Joël Pommerat offre une version du Petit Chaperon rouge épurée. Retour aux fondamentaux avec ce metteur en scène au travail limpide. A voir ou à revoir au théâtre de Vénissieux. Nadja Pobel
Tout le monde connait l'histoire du Petit chaperon, mais Joël Pommerat décide de la raconter comme si c'était la première fois. Il fait appel à un narrateur. Debout, droit comme un piquet, un peu sombre, omniprésent. Sa voix grave énonce : «La petite fille pensait souvent à la mère de sa maman. Elle y pensait tellement souvent qu'elle demandait si c'était aujourd'hui le jour d'aller la voir». Les dialogues sont économisés. C'est pour Pommerat un artifice peu nécessaire pour donner des informations. Le narrateur raconte ; les personnages, pantins désarticulés, incarnent. Transposé dans une époque qu'on devine être la nôtre, la petite fille n'a plus de chaperon ni de rouge sur les épaules ; elle s'ennuie, s'agrippe à une mère insaisissable, happée par une autre vie. Cette mère avance mécaniquement sur le plateau, trace de longues lignes en marchant sur la pointe des pieds.
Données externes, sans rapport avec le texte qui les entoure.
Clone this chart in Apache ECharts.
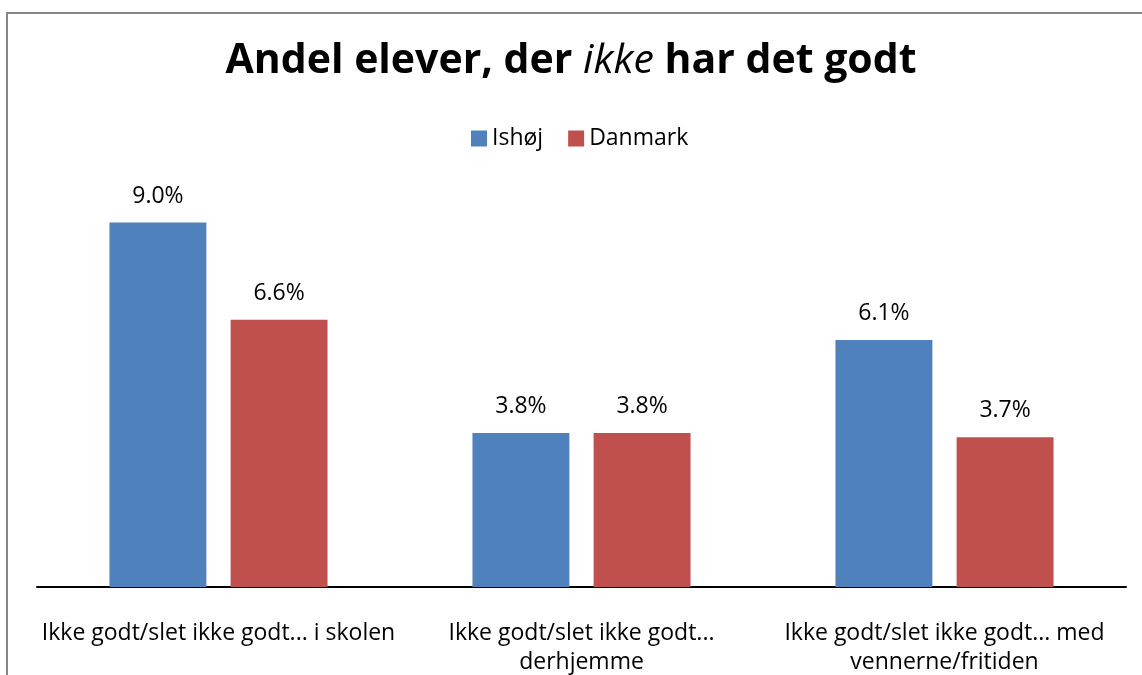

Un bruitage strident accompagne ses pas d'un claquement de talon. Pommerat dessine son espace scénique comme un architecte : un carré de lumière pour espace de jeu, deux chaises et des variations d'intensités d'éclairage pour construire une forêt, dire la balade insensée de la petite fille à la recherche de sa grand-mère, le troisième maillon féminin et générationnel de l'histoire.
La Peur au coin du bois
La peur rôde. L'histoire finira mal. Mais qu'importe, il faut s'y confronter. Pommerat oublie presque qu'il s'adresse à des enfants (à partir de 6 ans, dit la plaquette...) ou, en tout cas, il refuse d'adoucir ce conte cruel. Ce qui intéresse le metteur en scène, c'est la confrontation à la peur comme moteur pour oser affronter l'inconnu. Cette peur qui est aussi un désir, une curiosité au monde. Bien campée dans ses bottes, la petite fille n'a pas froid aux yeux, elle devient adulte en 45 minutes de spectacle. Face au loup, elle fait preuve de politesse mais ne lui céderai tout de même pas son flan : «Je ne l'ai pas fait pour toi» dit-elle fermement. Le vocabulaire est extrêmement simple et Pommerat ne dilue pas le récit dans des digressions inutiles. Créé en 2004, ce Petit chaperon rouge est le premier d'une suite de récits enchantés pour les enfants (Pinocchio récemment), des spectacles qui démontrent que le meilleur théâtre pour enfants s'adresse d'abord à tous les publics. Nul besoin de parler aux petits en restant au ras des pâquerettes.
Le Petit Chaperon rouge, mer 10 et ven 12 déc au Théâtre de Vénissieux
Reprise au théâtre de Bourgoin-Jallieu, au Toboggan de Décines, au Radiant de Caluire entre le 4 février et le 1er avril.